It’s hard to buy insurance when the house is burning down
– but the Institute can help
I often use the insurance comparison to help explain why all professional journalists should join the Chartered Institute. True, the Institute is non-political, so it devotes its efforts to the needs of members, rather than trying to change the world or organise strikes and marches for ideological reasons. Certainly, when it comes to the ID and press cards that every journalist needs at some time – and some journalists need all the time – the Institute provides the most prestigious, multilingual and widely recognised credentials. And true again, by virtue of its Royal Charter, for those who value such things, it is able to grant identifying letters after members’ names to give added status to their choice of journalism as a career.
But there’s more than that. The friendly, efficient staff and elected officers of the Chartered Institute will certainly look after you when you’re prospering, but what happens when times are hard, titles closing, unexpected illness restricting your activities, the house metaphorically if not literally on fire and the proverbial wolf knocking at the door?
That’s where the Institute charities come in. We currently have four of these, not fantastically well endowed by national and international standards, but certainly well enough to be helpful when really needed. Each has a devoted, hardworking and unpaid committee. The four are the Orphan Fund, the Benevolent Fund, the Pensions Fund and the Oak Hill & T P O’Connor Fund. Last year’s Annual Conference agreed to investigate a merger of the first three of these, but not Oak Hill, for a reason I’ll explain in a moment. I have the honour and privilege of chairing the Charities Committee, which in separate meetings looks after both Pensions and Oak Hill & T P O’Connor. I’d like to describe what we do, whilst leaving those who run the others to talk about their separate activities.
Institute pensions may not be as large as those you pay for all your working life, but they provide a worthwhile monthly supplement as well as birthday and Christmas presents.
The rules of the Pensions Fund are relatively simple. In summary, apart from being deserving, an applicant must be over 60 and a member of the Chartered Institute for not less than 10 years. The committee will choose the most deserving of all the applicants. And the good news: as I write this, there is at least one vacancy. If you think you qualify, ask HQ for an application form.
Oak Hill & T P O’Connor Fund
This is already an amalgamation of two long-standing Institute charities, and the only one open to all journalists, whether members of the Chartered Institute or not. Equally, there are no rules about length of membership.
Originally, well before the NHS was founded, Oak Hill was the name of a nursing home owned and operated by the Institute for its members. Eventually it was sold and the funds employed to assist members convalescing from illness or operations. Merging with T P O’Connor a few years ago expanded its potential to virtually any journalist in need of urgent financial support but with insufficient resources.

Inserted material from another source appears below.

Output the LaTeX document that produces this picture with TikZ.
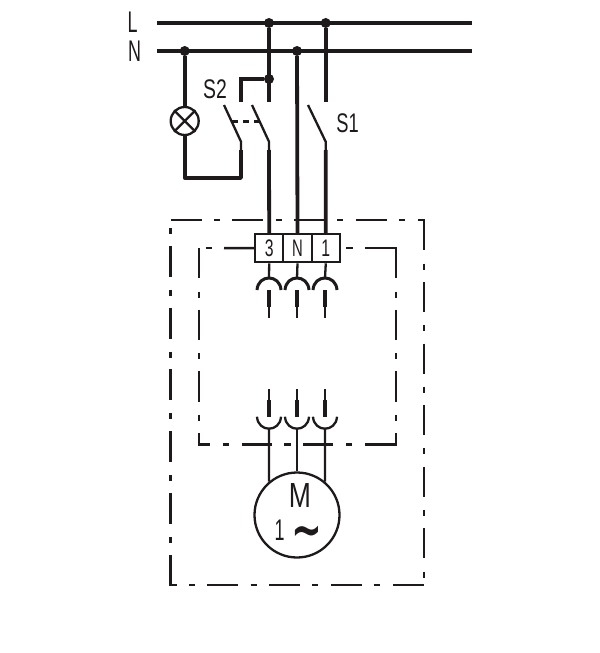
\documentclass[tikz,border=0pt]{standalone}
\usepackage{graphicx}
\usepackage{fontspec}
\setmainfont{Liberation Sans}
\newfontfamily\tildefont{DejaVu Sans}
\usetikzlibrary{calc}
\definecolor{ink}{HTML}{1E1A1B}
\newcommand{\cond}[2]{\scalebox{#1}[1]{#2}}
\tikzset{
  bus/.style={line width=4bp,draw=ink},
  wire/.style={line width=3.8bp,draw=ink},
  thin wire/.style={line width=2.3bp,draw=ink},
  frame/.style={line width=2.5bp,draw=ink},
  cup/.style={line width=3bp,draw=ink},
  pin/.style={line width=4.6bp,draw=ink},
  dot/.style={circle,fill=ink,inner sep=0pt,minimum size=10bp},
  lbl/.style={inner sep=0pt,text=ink,anchor=base},
  term/.style={draw=ink,line width=2.2bp,minimum height=28bp,inner sep=0pt,text=ink,font=\fontsize{24}{24}\selectfont},
}
\newcommand{\vseg}[3]{\draw[frame] (#1,#2) -- (#1,#3);}
\newcommand{\hseg}[3]{\draw[frame] (#2,#1) -- (#3,#1);}
\begin{document}
\begin{tikzpicture}[x=1bp,y=-1bp]
\useasboundingbox (0,0) rectangle (600,653);
% labels
\node[lbl] (lL) at (132.5,33) {\fontsize{30}{30}\selectfont\cond{.6}{L}};
\node[lbl] (lN) at (134.5,62) {\fontsize{30}{30}\selectfont\cond{.6}{N}};
\node[lbl] (lS2) at (215,99) {\fontsize{27}{27}\selectfont\cond{.72}{S2}};
\node[lbl] (lS1) at (347.5,132) {\fontsize{27}{27}\selectfont\cond{.68}{S1}};
% buses
\coordinate (Lw) at (157,23); \coordinate (Le) at (472,23);
\coordinate (Nw) at (157,51); \coordinate (Ne) at (472,51);
\draw[bus] (Lw) -- (Le);
\draw[bus] (Nw) -- (Ne);
% junctions
\node[dot] (jL3) at (269,23) {};
\node[dot] (jL1) at (325.7,23) {};
\node[dot] (jNl) at (184.7,51) {};
\node[dot] (jNN) at (297,51) {};
\node[dot] (jS2) at (269,79) {};
% terminal block
\node[term,minimum width=28.3bp] (t3) at (269.2,248.2) {\cond{.66}{3}};
\node[term,minimum width=28.3bp] (tN) at (297.5,248.2) {\cond{.62}{N}};
\node[term,minimum width=28.3bp] (t1) at (325.8,248.2) {\cond{.66}{1}};
% lamp
\node[draw=ink,line width=2.3bp,circle,minimum size=28bp,inner sep=0pt] (lamp) at (184.7,121) {};
\draw[thin wire] (lamp.45) -- (lamp.225) (lamp.135) -- (lamp.315);
% fixed contacts
\coordinate (c2a) at (240.7,102); \coordinate (c2b) at (269,102); \coordinate (c1) at (325.7,102);
\draw[wire] (jL3) -- (c2b);
\draw[wire] (jL1) -- (c1);
\draw[wire] (jS2) -| (c2a);
% switches
\coordinate (a1) at (224,105); \coordinate (a2) at (241,141.7); \coordinate (a3) at (241,150);
\coordinate (b1) at (252,105); \coordinate (b2) at (269,141.7); \coordinate (b3) at (269,150);
\coordinate (d1) at (308,105); \coordinate (d2) at (325.7,141.7); \coordinate (d3) at (325.7,150);
\draw[thin wire] (a1) -- (a2) -- (a3);
\draw[thin wire] (b1) -- (b2) -- (b3);
\draw[thin wire] (d1) -- (d2) -- (d3);
\coordinate (m1) at (232,121.5); \coordinate (m2) at (261,121.5);
\draw[line width=2.8bp,draw=ink,dash pattern=on 6bp off 5bp] (m1) -- (m2);
% lamp circuit
\coordinate (lc) at (184.7,178);
\draw[wire] (jNl) -- (lamp.north);
\draw[wire,line join=round] (lamp.south) -- (lc) -| (a3);
% feeds
\draw[wire] (b3) -- (t3.north);
\draw[wire] (jNN) -- (tN.north);
\draw[wire] (d3) -- (t1.north);
% outer frame
\foreach \k in {0,...,3} {\hseg{220}{170.7+61.7*\k}{201.7+61.7*\k}}
\foreach \k in {0,...,3} {\hseg{220}{214+61.7*\k}{220+61.7*\k}}
\draw[frame] (418,220) -- (424,220) -- (424,250);
\foreach \k in {0,...,4} {\vseg{424}{282+61.6*\k}{312+61.6*\k}}
\foreach \k in {0,...,5} {\vseg{424}{263.5+61.6*\k}{269.5+61.6*\k}}
\foreach \k in {0,...,3} {\hseg{585}{207.3+61.9*\k}{238.3+61.9*\k}}
\foreach \k in {0,...,3} {\hseg{585}{189+61.5*\k}{195+61.5*\k}}
\draw[frame] (170.7,555) -- (170.7,585) -- (176.7,585);
\foreach \k in {0,...,4} {\vseg{170.7}{246+61.7*\k}{277+61.7*\k}}
\foreach \k in {0,...,5} {\vseg{170.7}{228+61.8*\k}{234+61.8*\k}}
% inner frame
\hseg{248}{205.7}{211.7}
\draw[frame] (224,248) -- (t3.west);
\draw[frame] (346,248) -- (352.5,248);
\draw[frame] (365,248) -- (396,248) -- (396,278.3);
\foreach \x in {199,396} {
  \foreach \k in {0,1,2} {\vseg{\x}{291.5+61.6*\k}{297.5+61.6*\k}}
  \foreach \k in {0,1} {\vseg{\x}{309.6+61.6*\k}{340.4+61.6*\k}}
}
\vseg{199}{248}{278.3}
\draw[frame] (199,433) -- (199,444.3) -- (210,444.3);
\draw[frame] (396,433) -- (396,444.3) -- (365,444.3);
\hseg{444.3}{222.7}{229}
\hseg{444.3}{241.7}{271.7}
\hseg{444.3}{284}{290.5}
\hseg{444.3}{303.3}{333.3}
\hseg{444.3}{346}{352.3}
% motor
\node[draw=ink,line width=2.3bp,circle,minimum size=85bp,inner sep=0pt] (motor) at (297,515) {};
\node[lbl] (mM) at (300,507) {\fontsize{35}{35}\selectfont\cond{.76}{M}};
\node[lbl] (m1t) at (279.5,540) {\fontsize{30}{30}\selectfont\cond{.6}{1}};
\node[lbl] (mT) at (306.5,547) {\scalebox{1}[1.4]{\fontsize{37}{37}\selectfont\tildefont\bfseries\char`\~}};
% plug-in connectors
\foreach \n/\x/\ang in {3/269/130,N/297/90,1/325/50} {
  \coordinate (top\n) at (\x,278);
  \coordinate (pinA\n) at (\x,290);
  \coordinate (pinB\n) at (\x,306.7);
  \coordinate (pinC\n) at (\x,318);
  \coordinate (pinD\n) at (\x,389);
  \coordinate (pinE\n) at (\x,400);
  \coordinate (pinF\n) at (\x,416.7);
  \coordinate (bot\n) at (\x,428.5);
  \draw[thin wire] (t\n.south) -- (top\n);
  \draw[cup] ($(pinA\n)+(-12,0)$) .. controls ($(pinA\n)+(-11,-16)$) and ($(pinA\n)+(11,-16)$) .. ($(pinA\n)+(12,0)$);
  \draw[pin] (pinA\n) -- (pinB\n);
  \draw[thin wire] (pinB\n) -- (pinC\n);
  \draw[thin wire] (pinD\n) -- (pinE\n);
  \draw[pin] (pinE\n) -- (pinF\n);
  \draw[thin wire] ($(pinF\n)+(-12,0)$) .. controls ($(pinF\n)+(-11,16)$) and ($(pinF\n)+(11,16)$) .. ($(pinF\n)+(12,0)$);
  \draw[thin wire] (bot\n) -- (motor.\ang);
}
\end{tikzpicture}
\end{document}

When life maltreats you, a professional journalist and Chartered Institute member, when you don’t know where to turn, when you can’t even afford the Institute subs, don’t think of resignation, think of the Institute’s legal, financial and professional advice that might get you out of the hole. And if things are really bad, don’t neglect the CIoJ charities. Needless to say, their sympathetic help and related activities are always completely confidential.